### EXERCISE
Give back every line exactly as it appears, pictures excluded.

### SOURCE MATERIAL
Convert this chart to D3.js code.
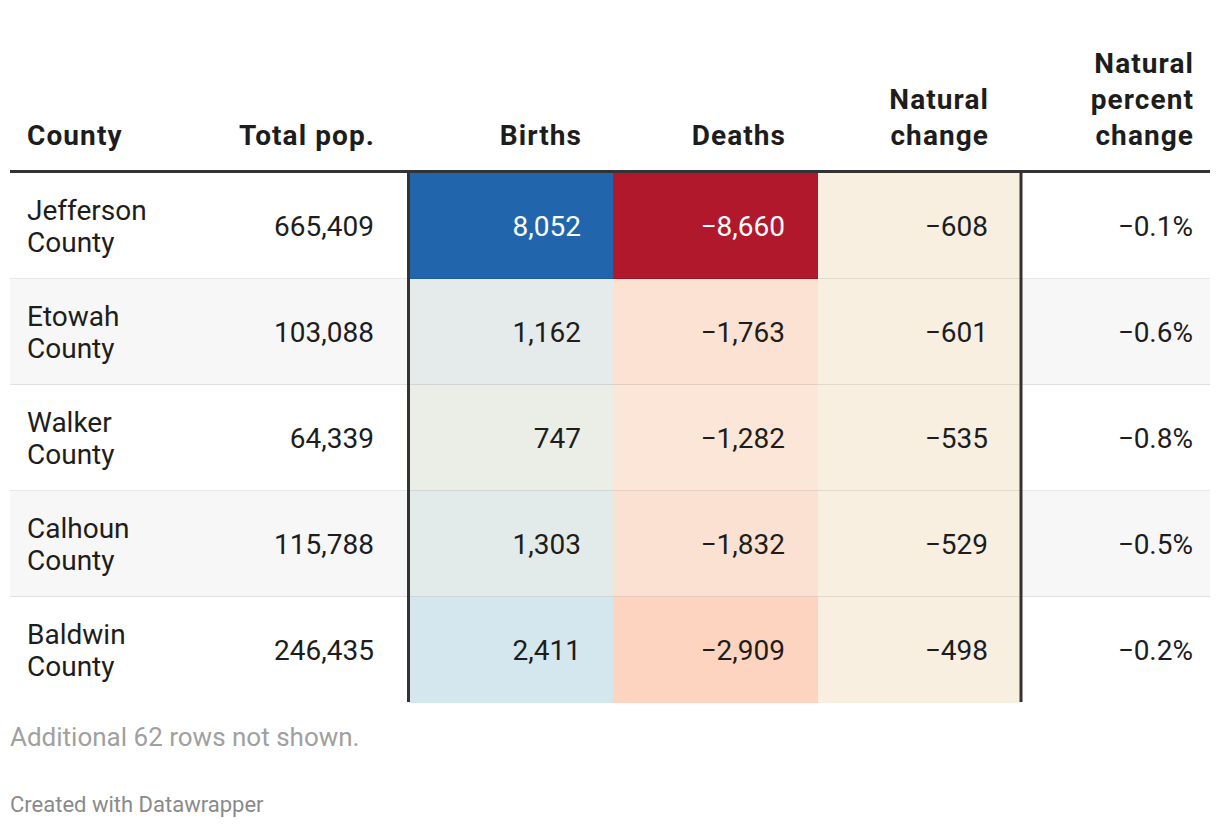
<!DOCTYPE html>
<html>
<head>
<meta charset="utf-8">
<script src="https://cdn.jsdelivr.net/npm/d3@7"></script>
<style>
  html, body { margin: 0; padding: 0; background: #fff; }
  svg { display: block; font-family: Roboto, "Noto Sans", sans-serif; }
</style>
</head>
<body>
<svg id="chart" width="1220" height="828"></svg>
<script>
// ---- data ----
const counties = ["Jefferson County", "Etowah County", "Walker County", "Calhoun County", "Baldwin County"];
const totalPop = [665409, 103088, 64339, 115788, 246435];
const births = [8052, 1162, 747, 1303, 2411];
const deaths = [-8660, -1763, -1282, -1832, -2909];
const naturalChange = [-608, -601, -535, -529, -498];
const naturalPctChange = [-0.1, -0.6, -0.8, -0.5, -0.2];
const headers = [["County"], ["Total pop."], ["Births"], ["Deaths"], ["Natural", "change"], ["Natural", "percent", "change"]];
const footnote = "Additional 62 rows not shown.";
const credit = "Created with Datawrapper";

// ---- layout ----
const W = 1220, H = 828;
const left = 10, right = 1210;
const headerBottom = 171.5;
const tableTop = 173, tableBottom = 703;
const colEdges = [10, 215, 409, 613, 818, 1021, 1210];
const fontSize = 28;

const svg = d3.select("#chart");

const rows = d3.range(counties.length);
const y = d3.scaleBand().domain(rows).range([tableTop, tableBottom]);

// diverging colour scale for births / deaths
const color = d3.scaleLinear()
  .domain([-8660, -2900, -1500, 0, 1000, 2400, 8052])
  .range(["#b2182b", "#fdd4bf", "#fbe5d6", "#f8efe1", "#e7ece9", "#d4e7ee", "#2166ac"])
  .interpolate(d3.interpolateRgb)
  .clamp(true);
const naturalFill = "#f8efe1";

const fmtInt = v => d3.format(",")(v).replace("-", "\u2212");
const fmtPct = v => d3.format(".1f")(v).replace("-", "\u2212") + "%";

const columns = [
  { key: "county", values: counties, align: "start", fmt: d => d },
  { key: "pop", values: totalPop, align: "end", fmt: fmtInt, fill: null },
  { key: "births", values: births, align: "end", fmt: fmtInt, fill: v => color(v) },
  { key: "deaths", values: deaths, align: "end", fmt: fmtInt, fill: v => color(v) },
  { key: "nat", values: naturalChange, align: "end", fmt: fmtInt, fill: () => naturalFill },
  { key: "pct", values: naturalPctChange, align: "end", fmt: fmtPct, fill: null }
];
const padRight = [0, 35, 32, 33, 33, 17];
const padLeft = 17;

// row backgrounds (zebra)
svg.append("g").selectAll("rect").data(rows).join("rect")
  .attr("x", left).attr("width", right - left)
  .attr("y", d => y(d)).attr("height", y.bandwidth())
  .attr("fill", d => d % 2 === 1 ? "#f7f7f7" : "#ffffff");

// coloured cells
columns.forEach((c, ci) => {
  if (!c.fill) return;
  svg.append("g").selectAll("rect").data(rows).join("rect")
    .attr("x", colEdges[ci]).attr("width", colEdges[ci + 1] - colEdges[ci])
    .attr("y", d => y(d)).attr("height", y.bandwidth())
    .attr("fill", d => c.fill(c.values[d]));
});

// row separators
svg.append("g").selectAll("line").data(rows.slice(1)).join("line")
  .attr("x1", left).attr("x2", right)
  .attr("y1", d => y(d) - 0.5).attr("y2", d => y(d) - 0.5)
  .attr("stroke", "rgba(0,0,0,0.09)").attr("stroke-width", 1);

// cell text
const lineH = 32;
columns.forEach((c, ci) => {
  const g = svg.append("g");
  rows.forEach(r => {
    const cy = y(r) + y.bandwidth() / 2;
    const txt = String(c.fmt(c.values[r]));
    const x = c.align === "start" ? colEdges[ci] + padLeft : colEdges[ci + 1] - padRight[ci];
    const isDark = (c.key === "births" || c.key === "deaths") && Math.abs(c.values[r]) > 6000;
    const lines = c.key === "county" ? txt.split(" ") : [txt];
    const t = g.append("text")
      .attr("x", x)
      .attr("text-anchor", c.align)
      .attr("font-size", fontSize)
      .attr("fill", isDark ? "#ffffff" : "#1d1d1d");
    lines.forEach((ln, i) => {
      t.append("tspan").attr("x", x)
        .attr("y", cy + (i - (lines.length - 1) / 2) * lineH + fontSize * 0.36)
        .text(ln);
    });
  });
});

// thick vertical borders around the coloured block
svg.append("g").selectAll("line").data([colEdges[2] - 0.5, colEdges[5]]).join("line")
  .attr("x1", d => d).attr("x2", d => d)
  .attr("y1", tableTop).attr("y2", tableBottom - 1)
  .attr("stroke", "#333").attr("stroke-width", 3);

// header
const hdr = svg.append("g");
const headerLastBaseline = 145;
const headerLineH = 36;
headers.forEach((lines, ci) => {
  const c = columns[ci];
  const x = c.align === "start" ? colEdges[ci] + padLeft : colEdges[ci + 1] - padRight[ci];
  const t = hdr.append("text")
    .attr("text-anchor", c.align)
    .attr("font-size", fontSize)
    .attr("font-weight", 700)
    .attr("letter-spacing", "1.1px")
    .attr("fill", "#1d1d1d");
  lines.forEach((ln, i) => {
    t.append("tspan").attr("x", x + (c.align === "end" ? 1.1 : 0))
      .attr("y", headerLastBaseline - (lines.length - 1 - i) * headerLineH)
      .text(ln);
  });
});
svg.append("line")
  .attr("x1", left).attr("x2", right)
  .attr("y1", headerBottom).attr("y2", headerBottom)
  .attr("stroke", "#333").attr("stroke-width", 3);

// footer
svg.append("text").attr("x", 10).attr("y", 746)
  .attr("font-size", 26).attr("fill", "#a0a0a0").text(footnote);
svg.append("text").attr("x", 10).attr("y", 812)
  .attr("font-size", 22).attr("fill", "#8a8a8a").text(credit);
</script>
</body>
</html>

### OUTPUT OF THE EXERCISE
Convert this chart to D3.js code.
<!DOCTYPE html>
<html>
<head>
<meta charset="utf-8">
<script src="https://cdn.jsdelivr.net/npm/d3@7"></script>
<style>
  html, body { margin: 0; padding: 0; background: #fff; }
  svg { display: block; font-family: Roboto, "Noto Sans", sans-serif; }
</style>
</head>
<body>
<svg id="chart" width="1220" height="828"></svg>
<script>
// ---- data ----
const counties = ["Jefferson County", "Etowah County", "Walker County", "Calhoun County", "Baldwin County"];
const totalPop = [665409, 103088, 64339, 115788, 246435];
const births = [8052, 1162, 747, 1303, 2411];
const deaths = [-8660, -1763, -1282, -1832, -2909];
const naturalChange = [-608, -601, -535, -529, -498];
const naturalPctChange = [-0.1, -0.6, -0.8, -0.5, -0.2];
const headers = [["County"], ["Total pop."], ["Births"], ["Deaths"], ["Natural", "change"], ["Natural", "percent", "change"]];
const footnote = "Additional 62 rows not shown.";
const credit = "Created with Datawrapper";

// ---- layout ----
const W = 1220, H = 828;
const left = 10, right = 1210;
const headerBottom = 171.5;
const tableTop = 173, tableBottom = 703;
const colEdges = [10, 215, 409, 613, 818, 1021, 1210];
const fontSize = 28;

const svg = d3.select("#chart");

const rows = d3.range(counties.length);
const y = d3.scaleBand().domain(rows).range([tableTop, tableBottom]);

// diverging colour scale for births / deaths
const color = d3.scaleLinear()
  .domain([-8660, -2900, -1500, 0, 1000, 2400, 8052])
  .range(["#b2182b", "#fdd4bf", "#fbe5d6", "#f8efe1", "#e7ece9", "#d4e7ee", "#2166ac"])
  .interpolate(d3.interpolateRgb)
  .clamp(true);
const naturalFill = "#f8efe1";

const fmtInt = v => d3.format(",")(v).replace("-", "\u2212");
const fmtPct = v => d3.format(".1f")(v).replace("-", "\u2212") + "%";

const columns = [
  { key: "county", values: counties, align: "start", fmt: d => d },
  { key: "pop", values: totalPop, align: "end", fmt: fmtInt, fill: null },
  { key: "births", values: births, align: "end", fmt: fmtInt, fill: v => color(v) },
  { key: "deaths", values: deaths, align: "end", fmt: fmtInt, fill: v => color(v) },
  { key: "nat", values: naturalChange, align: "end", fmt: fmtInt, fill: () => naturalFill },
  { key: "pct", values: naturalPctChange, align: "end", fmt: fmtPct, fill: null }
];
const padRight = [0, 35, 32, 33, 33, 17];
const padLeft = 17;

// row backgrounds (zebra)
svg.append("g").selectAll("rect").data(rows).join("rect")
  .attr("x", left).attr("width", right - left)
  .attr("y", d => y(d)).attr("height", y.bandwidth())
  .attr("fill", d => d % 2 === 1 ? "#f7f7f7" : "#ffffff");

// coloured cells
columns.forEach((c, ci) => {
  if (!c.fill) return;
  svg.append("g").selectAll("rect").data(rows).join("rect")
    .attr("x", colEdges[ci]).attr("width", colEdges[ci + 1] - colEdges[ci])
    .attr("y", d => y(d)).attr("height", y.bandwidth())
    .attr("fill", d => c.fill(c.values[d]));
});

// row separators
svg.append("g").selectAll("line").data(rows.slice(1)).join("line")
  .attr("x1", left).attr("x2", right)
  .attr("y1", d => y(d) - 0.5).attr("y2", d => y(d) - 0.5)
  .attr("stroke", "rgba(0,0,0,0.09)").attr("stroke-width", 1);

// cell text
const lineH = 32;
columns.forEach((c, ci) => {
  const g = svg.append("g");
  rows.forEach(r => {
    const cy = y(r) + y.bandwidth() / 2;
    const txt = String(c.fmt(c.values[r]));
    const x = c.align === "start" ? colEdges[ci] + padLeft : colEdges[ci + 1] - padRight[ci];
    const isDark = (c.key === "births" || c.key === "deaths") && Math.abs(c.values[r]) > 6000;
    const lines = c.key === "county" ? txt.split(" ") : [txt];
    const t = g.append("text")
      .attr("x", x)
      .attr("text-anchor", c.align)
      .attr("font-size", fontSize)
      .attr("fill", isDark ? "#ffffff" : "#1d1d1d");
    lines.forEach((ln, i) => {
      t.append("tspan").attr("x", x)
        .attr("y", cy + (i - (lines.length - 1) / 2) * lineH + fontSize * 0.36)
        .text(ln);
    });
  });
});

// thick vertical borders around the coloured block
svg.append("g").selectAll("line").data([colEdges[2] - 0.5, colEdges[5]]).join("line")
  .attr("x1", d => d).attr("x2", d => d)
  .attr("y1", tableTop).attr("y2", tableBottom - 1)
  .attr("stroke", "#333").attr("stroke-width", 3);

// header
const hdr = svg.append("g");
const headerLastBaseline = 145;
const headerLineH = 36;
headers.forEach((lines, ci) => {
  const c = columns[ci];
  const x = c.align === "start" ? colEdges[ci] + padLeft : colEdges[ci + 1] - padRight[ci];
  const t = hdr.append("text")
    .attr("text-anchor", c.align)
    .attr("font-size", fontSize)
    .attr("font-weight", 700)
    .attr("letter-spacing", "1.1px")
    .attr("fill", "#1d1d1d");
  lines.forEach((ln, i) => {
    t.append("tspan").attr("x", x + (c.align === "end" ? 1.1 : 0))
      .attr("y", headerLastBaseline - (lines.length - 1 - i) * headerLineH)
      .text(ln);
  });
});
svg.append("line")
  .attr("x1", left).attr("x2", right)
  .attr("y1", headerBottom).attr("y2", headerBottom)
  .attr("stroke", "#333").attr("stroke-width", 3);

// footer
svg.append("text").attr("x", 10).attr("y", 746)
  .attr("font-size", 26).attr("fill", "#a0a0a0").text(footnote);
svg.append("text").attr("x", 10).attr("y", 812)
  .attr("font-size", 22).attr("fill", "#8a8a8a").text(credit);
</script>
</body>
</html>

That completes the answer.